Se a Literatura Infantil segue as necessidades da criança, e pensando a criança não mais tão infantil, tão plural, mas padronizadas e já caminhando para tornar-se um adulto precocemente, questiona-se: quais serão as novas características e temáticas da literatura de cunho infanto-juvenil neste século que se inicia? O esperado, depois deste percurso historiográfico, já que as utopias nos fazem ver e viver com esperança é que ela esteja comprometida com a propagação da solidariedade, amor e consciência, dando sentido assim, à nossa existência.


[1] O termo tradução neste contexto se refere ao processo de compilação, comum na época. Desta forma os textos iam sendo modificados, não era uma tradução fiel à obra original.

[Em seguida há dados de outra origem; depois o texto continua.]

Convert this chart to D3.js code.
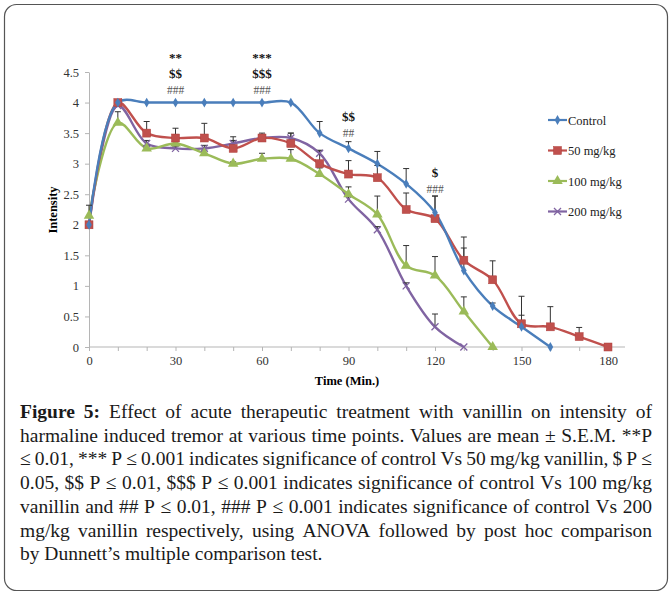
<!DOCTYPE html>
<html>
<head>
<meta charset="utf-8">
<script src="https://cdn.jsdelivr.net/npm/d3@7"></script>
<style>
  body { margin: 0; background: #fff; }
  svg { display: block; }
</style>
</head>
<body>
<svg id="vis" width="672" height="595"></svg>
<script>
// time points (min)
var times = [0, 10, 20, 30, 40, 50, 60, 70, 80, 90, 100, 110, 120, 130, 140, 150, 160, 170, 180];

var seriesNames = ["Control", "50 mg/kg", "100 mg/kg", "200 mg/kg"];

// mean intensity, one array per group
var controlVals = [2, 4, 4, 4, 4, 4, 4, 4, 3.5, 3.25, 3.0, 2.67, 2.2, 1.25, 0.67, 0.33, 0];
var mg50Vals    = [2, 4, 3.5, 3.42, 3.42, 3.25, 3.42, 3.33, 3.0, 2.83, 2.77, 2.25, 2.1, 1.42, 1.1, 0.38, 0.33, 0.17, 0];
var mg100Vals   = [2.15, 3.67, 3.25, 3.33, 3.17, 3.0, 3.08, 3.08, 2.83, 2.5, 2.17, 1.33, 1.17, 0.58, 0];
var mg200Vals   = [2, 3.95, 3.33, 3.25, 3.25, 3.33, 3.42, 3.42, 3.17, 2.42, 1.92, 1.0, 0.33, 0];

// S.E.M. (upper bars only)
var controlErr = [0, 0, 0, 0, 0, 0, 0, 0, 0.19, 0.11, 0.2, 0.25, 0.27, 0.37, 0.05, 0.19, 0];
var mg50Err    = [0, 0, 0.19, 0.16, 0.24, 0.19, 0.08, 0.17, 0.21, 0.22, 0.2, 0.27, 0.37, 0.38, 0.31, 0.45, 0.33, 0.15, 0];
var mg100Err   = [0.17, 0.18, 0.05, 0.05, 0.05, 0.03, 0.09, 0.15, 0.1, 0.12, 0.3, 0.33, 0.31, 0.24, 0];
var mg200Err   = [0, 0, 0.05, 0.03, 0.05, 0.05, 0.05, 0.08, 0.05, 0.05, 0.05, 0.05, 0.21, 0];

var yTicks = [0, 0.5, 1, 1.5, 2, 2.5, 3, 3.5, 4, 4.5];
var xTicks = [0, 10, 20, 30, 40, 50, 60, 70, 80, 90, 100, 110, 120, 130, 140, 150, 160, 170, 180];

// significance marks above time points
var sigTimes  = [30, 60, 90, 120];
var sigLevels = [4.22, 4.22, 3.51, 2.6];
var sigLabels = [["**", "$$", "###"], ["***", "$$$", "###"], ["$$", "##"], ["$", "###"]];

var captionLines = [
    "Figure 5: Effect of acute therapeutic treatment with vanillin on intensity of",
    "harmaline induced tremor at various time points. Values are mean ± S.E.M. **P",
    "≤ 0.01, *** P ≤ 0.001 indicates significance of control Vs 50 mg/kg vanillin, $ P ≤",
    "0.05, $$ P ≤ 0.01, $$$ P ≤ 0.001 indicates significance of control Vs 100 mg/kg",
    "vanillin and ## P ≤ 0.01, ### P ≤ 0.001 indicates significance of control Vs 200",
    "mg/kg vanillin respectively, using ANOVA followed by post hoc comparison",
    "by Dunnett’s multiple comparison test."
];

var colors = ["#4a7ebb", "#c0504d", "#9bbb59", "#8064a2"];
var shapes = ["diamond", "square", "triangle", "cross"];
const SERIF = "'Liberation Serif', 'DejaVu Serif', serif";

var svg = d3.select("#vis");
svg.append("rect").attr("width", 672).attr("height", 595).attr("fill", "#fff");
svg.append("rect")
    .attr("x", 4.5).attr("y", 4.5).attr("width", 663).attr("height", 586)
    .attr("rx", 12)
    .attr("fill", "none").attr("stroke", "#555").attr("stroke-width", 1.2);

var x = d3.scaleLinear().domain([0, 180]).range([89, 608]);
var y = d3.scaleLinear().domain([0, 4.5]).range([347, 72]);

// axes
var yAxis = d3.axisLeft(y).tickValues(yTicks).tickSize(4).tickSizeOuter(0)
    .tickFormat(d3.format(""));
var gy = svg.append("g").attr("transform", "translate(89,0)").call(yAxis);

var xAxis = d3.axisBottom(x).tickValues(xTicks).tickSize(4).tickSizeOuter(0)
    .tickFormat(function(d){ return d % 30 === 0 ? d : ""; });
var gx = svg.append("g").attr("transform", "translate(0,347)").call(xAxis);
gx.select(".domain").attr("d", "M89,0H625");

[gx, gy].forEach(function(g){
    g.selectAll(".domain, line").attr("stroke", "#b5b5b5");
    g.selectAll("text").attr("fill", "#333").style("font-family", SERIF).style("font-size", "12.5px");
});
gx.selectAll("text").attr("dy", "0.85em");
gy.selectAll("text").attr("dx", "-3px");

svg.append("text")
    .attr("x", 347).attr("y", 385)
    .attr("text-anchor", "middle")
    .style("font-family", SERIF).style("font-size", "12.5px").style("font-weight", "bold")
    .text("Time (Min.)");

svg.append("text")
    .attr("transform", "translate(57,210) rotate(-90)")
    .attr("text-anchor", "middle")
    .style("font-family", SERIF).style("font-size", "12.5px").style("font-weight", "bold")
    .text("Intensity");

// build series
var allVals = [controlVals, mg50Vals, mg100Vals, mg200Vals];
var allErr = [controlErr, mg50Err, mg100Err, mg200Err];
var series = allVals.map(function(vals, i){
    return {
        name: seriesNames[i],
        color: colors[i],
        shape: shapes[i],
        points: vals.map(function(v, j){ return {t: times[j], v: v, e: allErr[i][j]}; })
    };
});

var line = d3.line()
    .x(function(d){ return x(d.t); })
    .y(function(d){ return y(d.v); })
    .curve(d3.curveCatmullRom.alpha(0.5));

// draw lines last series first so control sits on top
var plot = svg.append("g");
series.slice().reverse().forEach(function(s){
    plot.append("path")
        .datum(s.points)
        .attr("d", line)
        .attr("fill", "none")
        .attr("stroke", s.color)
        .attr("stroke-width", 2.4);
});

// error bars (upper)
series.forEach(function(s){
    var eb = plot.append("g").selectAll("g")
        .data(s.points.filter(function(d){ return d.e > 0; }))
        .enter().append("g");
    eb.append("line")
        .attr("x1", function(d){ return x(d.t); })
        .attr("x2", function(d){ return x(d.t); })
        .attr("y1", function(d){ return y(d.v); })
        .attr("y2", function(d){ return y(d.v + d.e); })
        .attr("stroke", "#333").attr("stroke-width", 1);
    eb.append("line")
        .attr("x1", function(d){ return x(d.t) - 3; })
        .attr("x2", function(d){ return x(d.t) + 3; })
        .attr("y1", function(d){ return y(d.v + d.e); })
        .attr("y2", function(d){ return y(d.v + d.e); })
        .attr("stroke", "#333").attr("stroke-width", 1);
});

function drawMarker(g, shape, color){
    if (shape === "diamond") {
        g.append("path").attr("d", d3.symbol(d3.symbolDiamond, 28)()).attr("fill", color);
    } else if (shape === "square") {
        g.append("rect").attr("x", -4).attr("y", -4).attr("width", 8).attr("height", 8)
            .attr("fill", color).attr("stroke", "#b0403d").attr("stroke-width", 0.5);
    } else if (shape === "triangle") {
        g.append("path").attr("d", d3.symbol(d3.symbolTriangle, 48)()).attr("fill", color);
    } else {
        g.append("path").attr("d", "M-3.5,-3.5L3.5,3.5M-3.5,3.5L3.5,-3.5")
            .attr("stroke", color).attr("stroke-width", 1.3).attr("fill", "none");
    }
}

series.slice().reverse().forEach(function(s){
    plot.append("g").selectAll("g")
        .data(s.points)
        .enter().append("g")
        .attr("transform", function(d){ return "translate(" + x(d.t) + "," + y(d.v) + ")"; })
        .each(function(){ drawMarker(d3.select(this), s.shape, s.color); });
});

// significance labels
sigTimes.forEach(function(t, i){
    var labs = sigLabels[i];
    labs.forEach(function(lab, k){
        var fromBottom = labs.length - 1 - k;
        var isHash = lab.charAt(0) === "#";
        svg.append("text")
            .attr("x", x(t))
            .attr("y", y(sigLevels[i]) - fromBottom * 16 + 4.5)
            .attr("text-anchor", "middle")
            .style("font-family", SERIF)
            .style("font-size", isHash ? "11.5px" : "13px")
            .style("font-weight", isHash ? "normal" : "bold")
            .attr("fill", isHash ? "#555" : "#111")
            .text(lab);
    });
});

// legend
var legend = svg.append("g").selectAll("g")
    .data(series)
    .enter().append("g")
    .attr("transform", function(d, i){ return "translate(548," + (120 + i * 30.5) + ")"; });
legend.append("line")
    .attr("x1", 0).attr("x2", 19)
    .attr("stroke", function(d){ return d.color; }).attr("stroke-width", 2.2);
legend.append("g").attr("transform", "translate(9.5,0)")
    .each(function(d){ drawMarker(d3.select(this), d.shape, d.color); });
legend.append("text")
    .attr("x", 20).attr("y", 4.5)
    .style("font-family", SERIF).style("font-size", "12.5px")
    .attr("fill", "#222")
    .text(function(d){ return d.name; });

// caption, justified
var capLeft = 20, capRight = 652, capTop = 418, capStep = 23.7;
captionLines.forEach(function(txt, li){
    var words = txt.split(" ");
    var g = svg.append("g");
    var nodes = words.map(function(w, wi){
        return g.append("text")
            .attr("y", capTop + li * capStep)
            .style("font-family", SERIF)
            .style("font-size", "19.5px")
            .style("font-weight", (li === 0 && wi < 2) ? "bold" : "normal")
            .attr("fill", "#1a1a1a")
            .text(w);
    });
    var widths = nodes.map(function(n){ return n.node().getComputedTextLength(); });
    var total = d3.sum(widths);
    var last = li === captionLines.length - 1;
    var gap = last ? 4.8 : (capRight - capLeft - total) / (words.length - 1);
    var scale = 1;
    if (gap < 3.5) {
        scale = (capRight - capLeft - 3.5 * (words.length - 1)) / total;
        gap = 3.5;
    }
    var cx = capLeft;
    nodes.forEach(function(n, k){
        n.attr("x", cx);
        if (scale < 1) n.attr("textLength", widths[k] * scale).attr("lengthAdjust", "spacingAndGlyphs");
        cx += widths[k] * scale + gap;
    });
});
</script>
</body>
</html>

Este texto também está disponível em: http://palavrafiandeira.blogspot.com/2010/10/palavra-fiandeira-42.html

4 comentários:

Gerana Damulakis disse...

Grande texto, P.
Parabéns!

CESAR CRUZ disse...

Paula, que artigo! Para mim, que sou pai de uma de 3 anos, que, desgraçadamente está por tempo demais à frente da TV, apesar do pai ser escritor e leitor contumaz, esse artigo valeu e muito. Vou começar agora mesmo a comprar mais livros infantis nos sebos, e menos livros para mim. Assim, deixarei brotar, de repente, livrinhos pelo quarto da minha Michele, cheio de figuras, formas e novos mundos.

obg!
bj, Cesar

Dolores Oliveira disse...

Paula, você sabe que esse é o meu mundo! Vivo a literatura infantil quase que rotineiramente, mas me surpreendo sempre com as releituras feitas pelos meus pequenos alunos! Graças a Deus, trabalho em um ambiente cheio de livros infantis, ocasião em que muitos dos meus alunos têm oportunidade de folheá-los e absorver o seu encanto. Sabe, muitos dos pequenos aos quais me refiro não tem nem o suficiente para o pão! Aí entra a grandeza da educação, pois fornece os livros e com eles a perspectiva de que pode ser diferente, que o futuro pode ser sonhado e melhorado. Beijos. Saudades...
Adoro você.

Penélope disse...

Um artigo muito bem elaborado.
Uma grande pesquisa, também.
É na infância que muitas coisas se estabelecem... uma delas é a experiência que as histórias proporcionam às crianças.